いまだれが東電を動かしているのか

投稿者 曽我純, 5月29日 午後6:50, 2011年

5月17日、東電は福島第1原発1号機のメルトダウンを発表したが、24日には2号機、3号機もメルトダウンしていたという事故報告書を発表した。メルトダウンが明らかになっていたにもかかわらず、国会論議の揚げ足取りに使われた1号機の海水注入中断と中断なしの報告。さらに、事故直後に計測したの放射線量データの隠蔽。大事故を起こしたけれども東電の隠蔽体質は少しも改まっておらず、以前と同じ体質を引き摺っている。メルトダウンの判断が遅れたことについて、「解析よりも炉心への注水の継続などを優先した」(松本純一、東電原子力・立地本部長代理)というが、事実を正確に把握しなければ、対処の仕方も分からないのではないか。メルトダウンしたかどうかわからないまま、平気で対処していた東電には呆れるほかない。

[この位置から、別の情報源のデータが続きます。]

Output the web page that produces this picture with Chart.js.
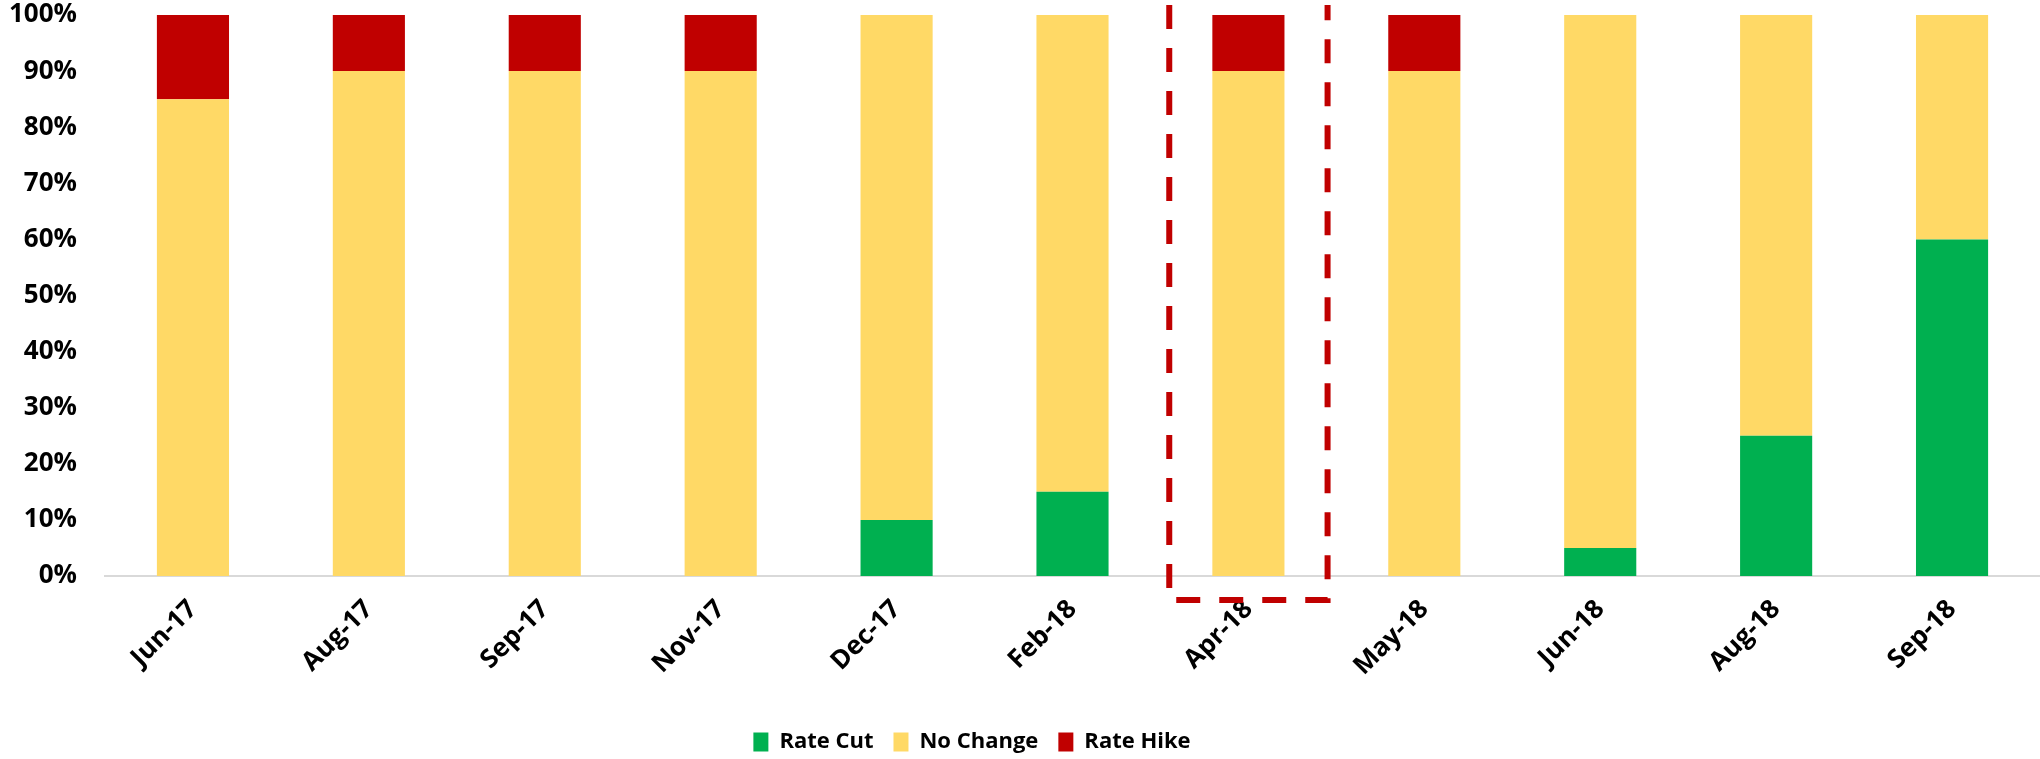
<!DOCTYPE html>
<html>
<head>
<meta charset="utf-8">
<script src="https://cdn.jsdelivr.net/npm/chart.js@4.4.1/dist/chart.umd.min.js"></script>
<style>
  html, body { margin: 0; padding: 0; background: #ffffff; }
  #wrap { width: 2040px; height: 759px; position: relative; }
</style>
</head>
<body>
<div id="wrap"><canvas id="c"></canvas></div>
<script>
const categories = ['Jun-17','Aug-17','Sep-17','Nov-17','Dec-17','Feb-18','Apr-18','May-18','Jun-18','Aug-18','Sep-18'];
const rateCut   = [0, 0, 0, 0, 10, 15, 0, 0, 5, 25, 60];
const noChange  = [85, 90, 90, 90, 90, 85, 90, 90, 95, 75, 40];
const rateHike  = [15, 10, 10, 10, 0, 0, 10, 10, 0, 0, 0];
const yTicks = [0,10,20,30,40,50,60,70,80,90,100];
const highlightCategory = 'Apr-18';

const FONT = '"Open Sans", Lato, sans-serif';

const highlightBox = {
  id: 'highlightBox',
  afterLayout(chart) {
    if (chart.legend) { chart.legend.left -= 48; chart.legend.right -= 48; }
  },
  afterDraw(chart) {
    const x = chart.scales.x;
    const idx = categories.indexOf(highlightCategory);
    if (idx < 0) return;
    const cx = x.getPixelForValue(idx);
    const step = x.getPixelForValue(1) - x.getPixelForValue(0);
    const half = step * 0.45;
    const area = chart.chartArea;
    const top = area.top - 10;
    const bottom = area.bottom + 24;
    const ctx = chart.ctx;
    ctx.save();
    ctx.strokeStyle = '#C00000';
    ctx.lineWidth = 6;
    ctx.setLineDash([24, 19]);
    ctx.beginPath();
    ctx.moveTo(cx - half, top);
    ctx.lineTo(cx - half, bottom);
    ctx.lineTo(cx + half, bottom);
    ctx.lineTo(cx + half, top);
    ctx.stroke();
    ctx.restore();
  }
};

new Chart(document.getElementById('c'), {
  type: 'bar',
  data: {
    labels: categories,
    datasets: [
      { label: 'Rate Cut', data: rateCut, backgroundColor: '#00B050' },
      { label: 'No Change', data: noChange, backgroundColor: '#FFD966' },
      { label: 'Rate Hike', data: rateHike, backgroundColor: '#C00000' }
    ]
  },
  options: {
    responsive: true,
    maintainAspectRatio: false,
    animation: false,
    layout: { padding: { top: 15, right: 0, left: 0, bottom: -4 } },
    datasets: { bar: { categoryPercentage: 1.0, barPercentage: 0.41 } },
    plugins: {
      legend: {
        position: 'bottom',
        labels: {
          font: { family: FONT, size: 22, weight: 'bold' },
          color: '#000000',
          boxWidth: 15,
          boxHeight: 19,
          padding: 20
        }
      },
      tooltip: { enabled: false }
    },
    scales: {
      x: {
        stacked: true,
        grid: { display: false, drawTicks: false },
        border: { display: true, color: '#D9D9D9', width: 2 },
        ticks: {
          font: { family: FONT, size: 26, weight: 'bold' },
          color: '#000000',
          maxRotation: 45,
          minRotation: 45,
          padding: 18
        },
        afterFit(s) { s.height = 135; }
      },
      y: {
        stacked: true,
        min: 0,
        max: 100,
        afterBuildTicks(s) { s.ticks = yTicks.map(v => ({ value: v })); },
        grid: { display: false, drawTicks: false },
        border: { display: false },
        ticks: {
          font: { family: FONT, size: 26, weight: 'bold' },
          color: '#000000',
          padding: 28,
          callback: v => v + '%'
        },
        afterFit(s) { s.width = 105; s.paddingTop = 0; s.paddingBottom = 0; }
      }
    }
  },
  plugins: [highlightBox]
});
</script>
</body>
</html>
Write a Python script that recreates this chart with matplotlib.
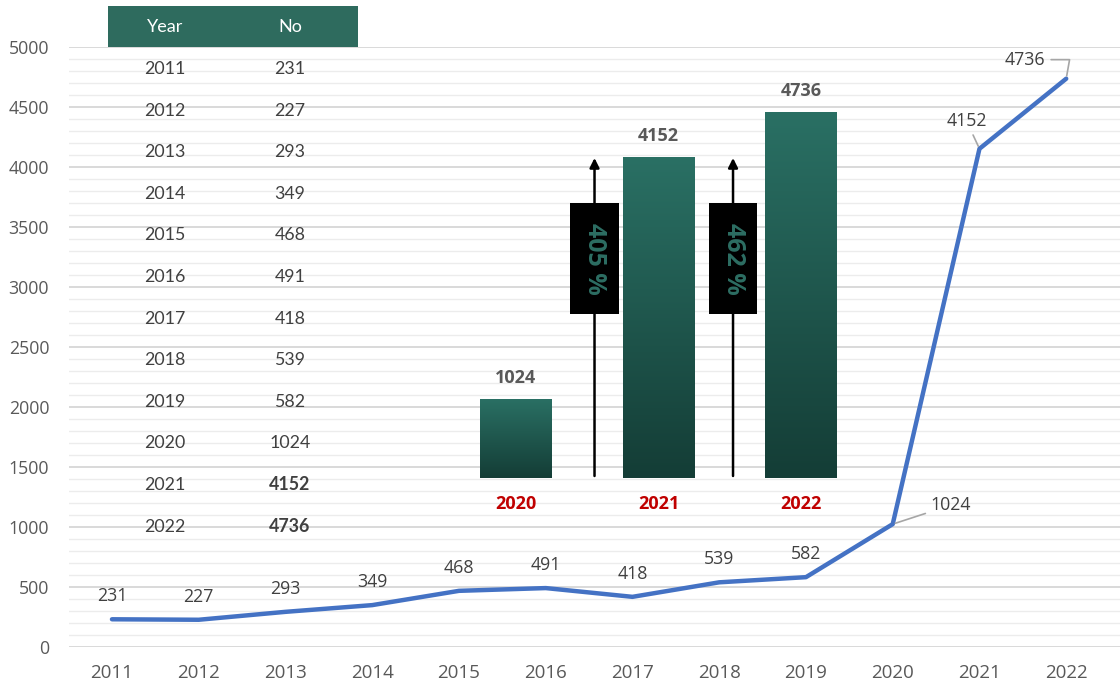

放射線量のデータ後出しには枝野官房長官も激怒したが、怒るのであれば、東電の内部にメスを入れ、情報開示を徹底させる手立てを講じなければならない。いまだに政府は東電のデータの在りかを掌握していないことが問題だ。事故対策統合本部を3月15日に設置したが、統合本部事務局長に4月15日就任した細野豪志首相補佐官は単なるメッセンジャーボーイなのだろうか。東電を指揮監督している様子はまったくみえない。

4月25日、原子力安全・保安院は東電に震災以降の原子炉データや被害・復旧の記録を早急に出すよう命じた。事故後1ヵ月半も経過して、このような命令が出される不手際もさることながら、命令が出てからも一向に情報開示が改善しない東電の不逞さ、組織としての体を成していないとしか言いようがない。

 そうした東電の体質がわかっていながら、政府は事故収束や情報開示に本格的に指導力を発揮している姿勢はみえない。本来、原子力安全・保安院や原子力安全委員会が東電を主導しなければならないが、いままで原発を安全だと思い込んでいたので、どこから手をつけていいのやら途方に暮れており、存在さえも希薄になっている。楽観主義者の集まりである原子力仲良しクラブでは、危機には対応できないことがあきらかになった。

核燃料を冷やすために注水しているが、圧力容器だけでなく格納容器も損傷しているため、放射能汚染水は外部に漏れている。汚染水を循環させる冷却方法を考えているが、外部に漏れている状態では完全に循環を行うことはできない。現場の放射能汚染を考えれば、機器を設置することができるのだろうか。このような状態がだらだら続くことになり、放射能汚染が深刻さを増していくのではないだろうか。原子力安全・保安院や原子力安全委員会はどのように放射性物質の拡散を防ぎ、原発を収束させようとしているのか考えを出すべきだ。

原発推進派だけで事故収束はお手上げなのであれば、了見の狭い姑息な考えを捨て反原発派も呼び込み、日本の総力を挙げ取り組む必要がある。経済産業省の息のかかった情実人事が行われ、適材適所が実行できないのであれば、原発を封じ込めることはできないだろう。

 東電発表のリストラ内容はとても被災者を納得させるものでない。実質的に破綻した企業とは思えない軽いリストラである。東電にはいまだに顧問が21人もおり、7月以降も13人が居座るという。事故現場では高放射線を浴びながら3次、4次・・の下請けが作業をしている一方、東電本社で仕事らしい仕事もせず、高給を受け取ることが罷り通っている。顧問のようなあやふやな地位がまだ許されていることは、それと同じような制度や組織が巨大な東電には存続していることを示唆している。

『民間給与実態統計調査』(国税庁)によると、2009年分の給与所得者の平均給与は406万円だが、電気・ガス・熱供給・水道業は630万円と業種別では最高であり、最低の宿泊業、飲食サービス業241万円の2.6倍である。『毎月勤労統計』には電気業の分類があり、それによると電気業の2009年平均月間現金給与総額は636,762円(事業所規模5人以上)と銀行(512,151円)を上回りトップである。調査産業計315,294円と比較すると約2倍である。09年度の東電有価証券報告書には平均年間給与(40.6歳、平均勤続年数20.7年、監督若しくは管理の地位にある者を除く)は7,578,077円と記載されており、毎月勤労統計の数値を12倍したものにほぼ等しくなる。東電は一般社員の給与の2割削減を打ち出しているが、毎月勤労統計の調査産業計並みへと半減させるべきだ。それだけで約1,300億円以上の賠償資金が確保できるのである。福利厚生費や資産の売却等によっても相当の資金が捻出できるのではないか。24日、「東電に関する経営・財務調査委員会」が閣議決定されたが、これまで自動的に利益が転がり込む経営を抜本的に改革し、厳しいコストカットを行うことができるかどうかが問われている。